Federico García Naranjo
@garcianaranjo
La muerte de la reina de Inglaterra ha desatado una oleada de reacciones en todo el mundo por parte de figuras públicas, periodistas y opinadores de ocasión que, en su inmensa mayoría, no han dudado en deshacerse en elogios hacia la que llaman “la mujer más importante del siglo XX”, caracterizada por su “prudencia y sabiduría”, que enfrentó todas las adversidades del siglo y las superó gracias a su “templanza y carácter”.
Más allá de las necesarias expresiones de duelo por parte de los gobiernos por la muerte de un jefe de Estado, algunas incluso que rayaron en la obsecuencia como decretar días de luto nacional y cosas así, lo cierto es que el tono general que adquirió el relato sobre la reina se caracterizó por una sensiblera exaltación de su persona y una obsesiva adulación confundida con lambonería.
Por supuesto, la de Isabel II es una figura política que debe ser analizada teniendo en cuenta las simpatías y rechazos que pueda suscitar. Como relato contrahegemónico se podrá decir que encabezó el último imperio colonial de la historia y que fue responsable de incontables matanzas, desplazamientos forzados, esclavitud y destrucción de culturas autóctonas. Se puede decir, incluso corriendo el riesgo de caer en teorías de la conspiración, que encabezó el semiclandestino club Bilderberg, cofradía de los poderosos del mundo que una vez al año se reúne para tomar decisiones a espaldas de la gente.
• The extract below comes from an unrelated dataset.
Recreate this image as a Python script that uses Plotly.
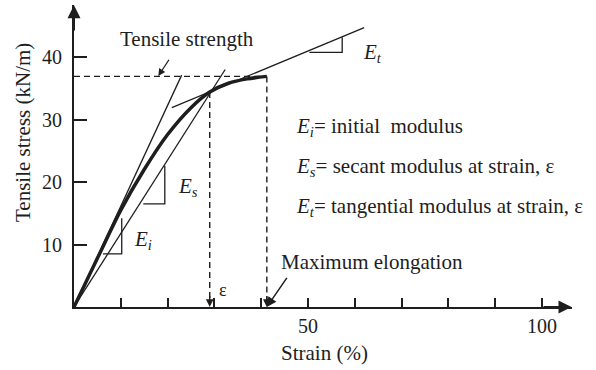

No obstante, el impresionante consenso a favor de la figura de la reina, tanto cuando estaba viva como ahora que ha muerto, no solo debe explicarse desde consideraciones instrumentales como las que aluden a la manipulación mediática. Es decir, series como The Crown o las noticias sobre la realeza sí influyen en que tengamos una versión endulzada de la monarquía, pero no son suficientes para construir semejante consenso.
Hay que preguntarse, por ejemplo, hasta qué punto hemos superado como civilización nuestro pensamiento servil y dependiente, es decir, hasta qué punto muchas personas siguen añorando un rey o un amo, cuando se supone que somos una sociedad de individuos libres y autónomos.
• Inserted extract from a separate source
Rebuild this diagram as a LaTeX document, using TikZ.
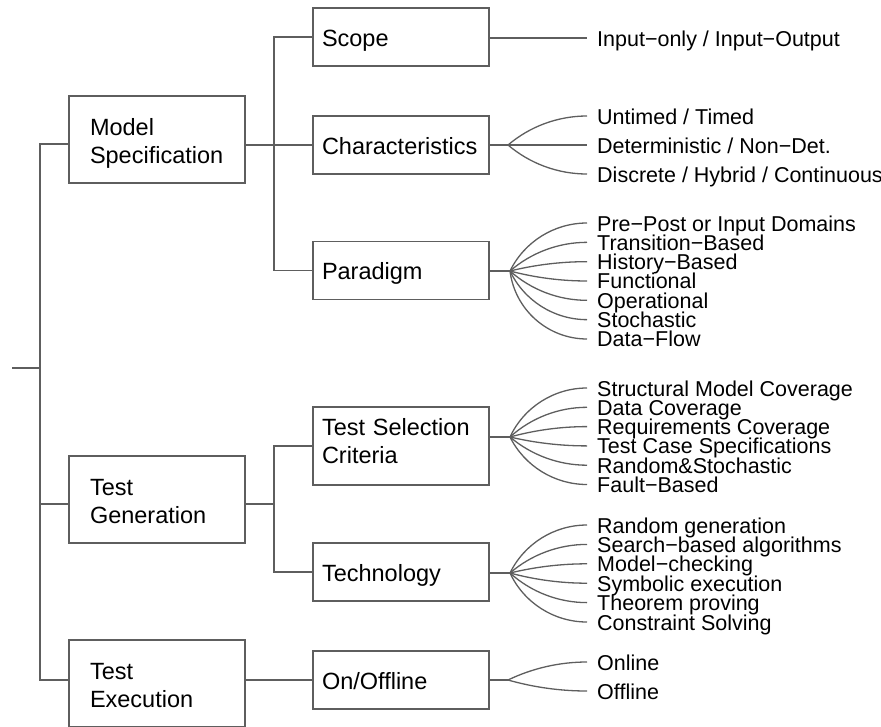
\documentclass[tikz,border=0pt]{standalone}
\usepackage{fontspec}
\setmainfont{Liberation Sans}
\usetikzlibrary{calc}
\definecolor{linec}{HTML}{5E5E5E}
\newcommand\boxfont{\fontsize{23.5pt}{28pt}\selectfont}
\newcommand\leaffont{\fontsize{21.5pt}{21.5pt}\selectfont}
\newcommand\myfan[2]{\draw[conn] let \p1=($(#2.west)-(#1)$), \n1={atan2(\y1,\x1)}, \n2={veclen(\x1,\y1)/(3*cos(\n1/2)*cos(\n1/2))}, \n3={2*\n1} in (#1) .. controls ($(#1)+(\n3:\n2)$) and ($(#2.west)+(-\n2,0pt)$) .. (#2.west);}
\begin{document}
\begin{tikzpicture}[x=1pt,y=-1pt,
 conn/.style={draw=linec,line width=1.3pt},
 boxa/.style={draw=linec,line width=1.3pt,minimum width=176pt,minimum height=87pt,text width=134pt,inner xsep=21pt,inner ysep=0pt,align=left,font=\boxfont,text height=17pt,text depth=26pt},
 boxb/.style={draw=linec,line width=1.3pt,minimum width=176pt,minimum height=58pt,text width=158pt,inner xsep=9pt,inner ysep=0pt,align=left,font=\boxfont,text height=23.7pt,text depth=4.9pt},
 leaf/.style={anchor=west,inner xsep=10pt,inner ysep=0pt,text height=16pt,text depth=0pt,font=\leaffont}]
\useasboundingbox (0,0) rectangle (881,726);
% level 1
\node[boxa] (ms) at (157,139.5) {Model\\Specification};
\node[boxa] (tg) at (157,499.5) {Test\\Generation};
\node[boxa] (te) at (157,683.5) {Test\\Execution};
% level 2
\node[boxb] (scope) at (401,37) {Scope};
\node[boxb] (char) at (401,145) {Characteristics};
\node[boxb] (par) at (401,270.5) {Paradigm};
\node[boxb,minimum height=78pt,text height=17pt,text depth=39pt] (tsc) at (401,446) {Test Selection\\Criteria};
\node[boxb] (tech) at (401,572) {Technology};
\node[boxb] (onoff) at (401,680) {On/Offline};
% trunk
\coordinate (root) at (12,368);
\coordinate (t1) at (40,368);
\draw[conn] (root) -- (t1);
\draw[conn] ([yshift=-4.5pt]ms.west) -| (t1) |- ([yshift=3.5pt]te.west);
\draw[conn] (t1) |- ([yshift=-4.5pt]tg.west);
% level 2 connectors
\coordinate (k1) at (274,145);
\draw[conn] (scope.west) -| (k1) |- (par.west);
\draw[conn] (ms.east |- k1) -- (char.west);
\coordinate (k2) at (274,504);
\draw[conn] (tsc.west) -| (k2) |- (tech.west);
\draw[conn] (tg.east |- k2) -- (k2);
\draw[conn] (te.east |- onoff.west) -- (onoff.west);
% fan origins
\coordinate (cO) at (508,145);
\coordinate (pO) at (510,271);
\coordinate (sO) at (510,437);
\coordinate (hO) at (510,573);
\coordinate (oO) at (508,680);
\draw[conn] (char.east) -- (cO);
\draw[conn] (par.east |- pO) -- (pO);
\draw[conn] (tsc.east |- sO) -- (sO);
\draw[conn] (tech.east |- hO) -- (hO);
\draw[conn] (onoff.east) -- (oO);
% scope leaf
\node[leaf] (s0) at (587,38) {Input−only / Input−Output};
\draw[conn] (scope.east |- s0.west) -- (s0.west);
% characteristics
\node[leaf] (c0) at (587,116) {Untimed / Timed};
\node[leaf] (c1) at (587,145) {Deterministic / Non−Det.};
\node[leaf] (c2) at (587,174) {Discrete / Hybrid / Continuous};
\myfan{cO}{c0}\myfan{cO}{c1}\myfan{cO}{c2}
% paradigm
\foreach \t [count=\i from 0] in {Pre−Post or Input Domains,Transition−Based,History−Based,Functional,Operational,Stochastic,Data−Flow}{
  \node[leaf] (p\i) at (587,{223+19.33*\i}) {\t};
  \myfan{pO}{p\i}
}
% test selection
\foreach \t [count=\i from 0] in {Structural Model Coverage,Data Coverage,Requirements Coverage,Test Case Specifications,Random\&Stochastic,Fault−Based}{
  \node[leaf] (r\i) at (587,{388+19.3*\i}) {\t};
  \myfan{sO}{r\i}
}
% technology
\foreach \t [count=\i from 0] in {Random generation,Search−based algorithms,Model−checking,Symbolic execution,Theorem proving,Constraint Solving}{
  \node[leaf] (h\i) at (587,{525+19.4*\i}) {\t};
  \myfan{hO}{h\i}
}
% on/offline
\node[leaf] (o0) at (587,662) {Online};
\node[leaf] (o1) at (587,691) {Offline};
\myfan{oO}{o0}\myfan{oO}{o1}
\end{tikzpicture}
\end{document}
Allí está, por ejemplo, el origen de nuestro arribismo como sociedad. El filósofo Fernando González decía que los colombianos provenimos de la violación de una indígena por un español y que por eso no sabemos quiénes somos y nos sentimos profundamente acomplejados, queremos parecernos a nuestro padre y diferenciarnos de nuestra madre. Ese arribismo social también ayuda a explicar la potencia del discurso sobre la reina.
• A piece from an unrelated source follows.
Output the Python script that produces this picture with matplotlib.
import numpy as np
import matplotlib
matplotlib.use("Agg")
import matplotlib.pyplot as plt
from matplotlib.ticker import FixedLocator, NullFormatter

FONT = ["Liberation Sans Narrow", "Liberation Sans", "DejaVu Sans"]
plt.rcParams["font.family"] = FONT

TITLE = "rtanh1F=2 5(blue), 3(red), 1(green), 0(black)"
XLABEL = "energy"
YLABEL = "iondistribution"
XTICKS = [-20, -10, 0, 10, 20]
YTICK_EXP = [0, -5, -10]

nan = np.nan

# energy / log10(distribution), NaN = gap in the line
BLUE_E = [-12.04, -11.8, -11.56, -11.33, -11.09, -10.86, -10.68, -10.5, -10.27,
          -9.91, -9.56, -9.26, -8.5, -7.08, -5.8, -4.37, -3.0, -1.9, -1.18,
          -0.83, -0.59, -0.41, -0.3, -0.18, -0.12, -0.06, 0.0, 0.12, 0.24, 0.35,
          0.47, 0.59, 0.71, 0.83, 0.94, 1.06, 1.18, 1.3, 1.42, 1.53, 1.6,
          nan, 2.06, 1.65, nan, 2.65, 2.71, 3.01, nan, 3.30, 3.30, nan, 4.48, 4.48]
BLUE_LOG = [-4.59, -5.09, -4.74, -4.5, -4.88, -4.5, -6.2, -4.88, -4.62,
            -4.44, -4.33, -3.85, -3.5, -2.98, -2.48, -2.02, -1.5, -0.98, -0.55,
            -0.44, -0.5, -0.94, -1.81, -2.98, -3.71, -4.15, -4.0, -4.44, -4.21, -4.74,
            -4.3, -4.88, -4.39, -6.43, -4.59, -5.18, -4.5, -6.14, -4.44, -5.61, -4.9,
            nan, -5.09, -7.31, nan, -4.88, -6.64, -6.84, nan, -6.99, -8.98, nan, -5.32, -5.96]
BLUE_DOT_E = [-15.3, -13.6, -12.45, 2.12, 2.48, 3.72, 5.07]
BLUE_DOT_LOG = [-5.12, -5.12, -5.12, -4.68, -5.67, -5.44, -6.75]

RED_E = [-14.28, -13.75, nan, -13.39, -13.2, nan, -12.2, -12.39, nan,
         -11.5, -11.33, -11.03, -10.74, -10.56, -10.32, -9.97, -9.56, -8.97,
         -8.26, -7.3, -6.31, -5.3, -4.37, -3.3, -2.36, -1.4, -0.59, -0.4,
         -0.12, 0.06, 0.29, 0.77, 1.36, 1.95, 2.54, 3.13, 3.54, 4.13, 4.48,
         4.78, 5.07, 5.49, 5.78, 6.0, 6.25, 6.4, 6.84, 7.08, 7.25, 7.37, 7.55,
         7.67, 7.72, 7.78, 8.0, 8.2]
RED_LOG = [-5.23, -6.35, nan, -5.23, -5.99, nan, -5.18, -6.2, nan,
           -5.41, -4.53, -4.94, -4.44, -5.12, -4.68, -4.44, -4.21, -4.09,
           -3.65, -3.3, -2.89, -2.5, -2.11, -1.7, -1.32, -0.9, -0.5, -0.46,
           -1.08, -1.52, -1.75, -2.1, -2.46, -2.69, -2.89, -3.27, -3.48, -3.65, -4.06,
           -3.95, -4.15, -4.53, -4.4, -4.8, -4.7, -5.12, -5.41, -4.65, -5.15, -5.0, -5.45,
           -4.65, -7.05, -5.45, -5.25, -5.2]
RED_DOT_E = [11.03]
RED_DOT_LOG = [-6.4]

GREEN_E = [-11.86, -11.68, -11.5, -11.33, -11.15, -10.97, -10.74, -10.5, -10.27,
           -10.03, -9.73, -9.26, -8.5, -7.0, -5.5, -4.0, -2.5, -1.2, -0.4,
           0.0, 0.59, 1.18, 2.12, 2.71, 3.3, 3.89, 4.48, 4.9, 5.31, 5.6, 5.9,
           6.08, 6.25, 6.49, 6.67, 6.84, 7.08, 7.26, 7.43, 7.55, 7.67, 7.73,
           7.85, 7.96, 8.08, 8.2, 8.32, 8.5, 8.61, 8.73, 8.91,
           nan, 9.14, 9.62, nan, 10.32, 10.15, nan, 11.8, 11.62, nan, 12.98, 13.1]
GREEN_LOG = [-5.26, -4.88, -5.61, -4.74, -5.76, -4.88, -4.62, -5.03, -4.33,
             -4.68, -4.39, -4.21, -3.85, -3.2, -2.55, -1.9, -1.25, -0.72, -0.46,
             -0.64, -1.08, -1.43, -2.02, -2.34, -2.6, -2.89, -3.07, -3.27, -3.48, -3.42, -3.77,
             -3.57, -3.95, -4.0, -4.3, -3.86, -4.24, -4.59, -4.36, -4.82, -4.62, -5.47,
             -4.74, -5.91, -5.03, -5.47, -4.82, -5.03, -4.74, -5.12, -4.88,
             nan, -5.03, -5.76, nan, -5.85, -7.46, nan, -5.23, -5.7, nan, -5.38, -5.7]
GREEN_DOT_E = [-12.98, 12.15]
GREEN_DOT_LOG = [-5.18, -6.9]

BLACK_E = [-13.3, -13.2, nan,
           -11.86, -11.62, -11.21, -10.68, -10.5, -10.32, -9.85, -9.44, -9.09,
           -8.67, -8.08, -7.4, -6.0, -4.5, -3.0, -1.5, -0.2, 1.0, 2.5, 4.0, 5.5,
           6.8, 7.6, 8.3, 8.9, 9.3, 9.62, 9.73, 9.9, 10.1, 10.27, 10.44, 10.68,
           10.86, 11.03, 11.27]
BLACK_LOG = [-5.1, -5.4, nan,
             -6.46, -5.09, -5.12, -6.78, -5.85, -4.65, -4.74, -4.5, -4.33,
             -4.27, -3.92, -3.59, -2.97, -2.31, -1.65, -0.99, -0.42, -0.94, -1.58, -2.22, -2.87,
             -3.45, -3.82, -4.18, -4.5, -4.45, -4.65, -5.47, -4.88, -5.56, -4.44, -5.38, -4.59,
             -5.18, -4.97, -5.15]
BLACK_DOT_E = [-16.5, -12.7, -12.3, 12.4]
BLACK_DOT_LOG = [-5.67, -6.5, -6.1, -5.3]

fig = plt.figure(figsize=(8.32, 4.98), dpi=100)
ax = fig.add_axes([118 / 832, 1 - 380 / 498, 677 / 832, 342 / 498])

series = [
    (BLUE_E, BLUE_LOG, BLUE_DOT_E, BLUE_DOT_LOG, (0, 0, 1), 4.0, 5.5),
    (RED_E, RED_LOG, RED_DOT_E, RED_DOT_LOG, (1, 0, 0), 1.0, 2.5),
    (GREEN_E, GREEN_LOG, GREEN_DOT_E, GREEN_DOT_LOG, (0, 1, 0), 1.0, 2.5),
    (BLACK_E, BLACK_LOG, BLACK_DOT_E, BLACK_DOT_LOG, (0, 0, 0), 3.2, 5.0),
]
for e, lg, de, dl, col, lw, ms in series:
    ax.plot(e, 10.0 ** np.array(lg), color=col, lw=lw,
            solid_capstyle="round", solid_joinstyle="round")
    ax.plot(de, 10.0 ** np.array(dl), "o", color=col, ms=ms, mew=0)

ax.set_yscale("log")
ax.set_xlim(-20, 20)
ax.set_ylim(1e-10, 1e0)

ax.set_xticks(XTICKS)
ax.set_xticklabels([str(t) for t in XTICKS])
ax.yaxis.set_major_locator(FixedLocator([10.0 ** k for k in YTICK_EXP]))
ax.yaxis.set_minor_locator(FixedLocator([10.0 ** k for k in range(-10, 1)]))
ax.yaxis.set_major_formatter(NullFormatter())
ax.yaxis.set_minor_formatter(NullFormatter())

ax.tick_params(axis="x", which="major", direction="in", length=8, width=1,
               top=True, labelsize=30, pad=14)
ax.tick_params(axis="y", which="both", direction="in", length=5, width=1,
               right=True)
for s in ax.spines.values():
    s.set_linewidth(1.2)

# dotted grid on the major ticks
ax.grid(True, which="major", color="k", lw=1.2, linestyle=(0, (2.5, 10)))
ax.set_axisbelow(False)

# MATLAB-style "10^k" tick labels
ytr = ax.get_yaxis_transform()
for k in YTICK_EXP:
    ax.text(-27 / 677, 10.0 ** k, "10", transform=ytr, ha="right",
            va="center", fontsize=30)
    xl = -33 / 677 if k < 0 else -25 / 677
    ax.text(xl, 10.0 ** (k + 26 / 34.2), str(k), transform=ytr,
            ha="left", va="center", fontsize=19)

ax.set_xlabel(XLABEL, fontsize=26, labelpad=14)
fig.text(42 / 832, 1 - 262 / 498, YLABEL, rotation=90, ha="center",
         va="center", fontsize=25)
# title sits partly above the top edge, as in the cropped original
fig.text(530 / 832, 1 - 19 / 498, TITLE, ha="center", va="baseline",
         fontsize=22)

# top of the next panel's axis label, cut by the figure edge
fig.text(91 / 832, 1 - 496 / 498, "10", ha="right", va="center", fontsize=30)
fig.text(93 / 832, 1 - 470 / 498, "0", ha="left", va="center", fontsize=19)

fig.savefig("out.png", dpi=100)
Sin embargo, además del papel de los medios de comunicación y de nuestras propias fragilidades, no es absurdo preguntarse por la vigencia de eso que llamamos el Estado de derecho y la democracia en el orden internacional. En otras palabras, ¿sí vivimos en un mundo regido por leyes? ¿Se cumple el principio moderno de que todos somos iguales? ¿Es casual que la noticia de la muerte de la reina paralice al mundo cuando se supone que su poder es simbólico? ¿Hasta qué punto Isabel II formaba parte de una élite no elegida por el pueblo que decide por todos? ¿Hasta qué punto la democracia liberal y el derecho internacional son una pantomima?
Los unánimes lamentos por la muerte de la reina muestran que todavía queda mucho trecho en la lucha por la emancipación, una emancipación que deberá ser política, económica, pero sobre todo ideológica y de la conciencia. Isabel, bien ida.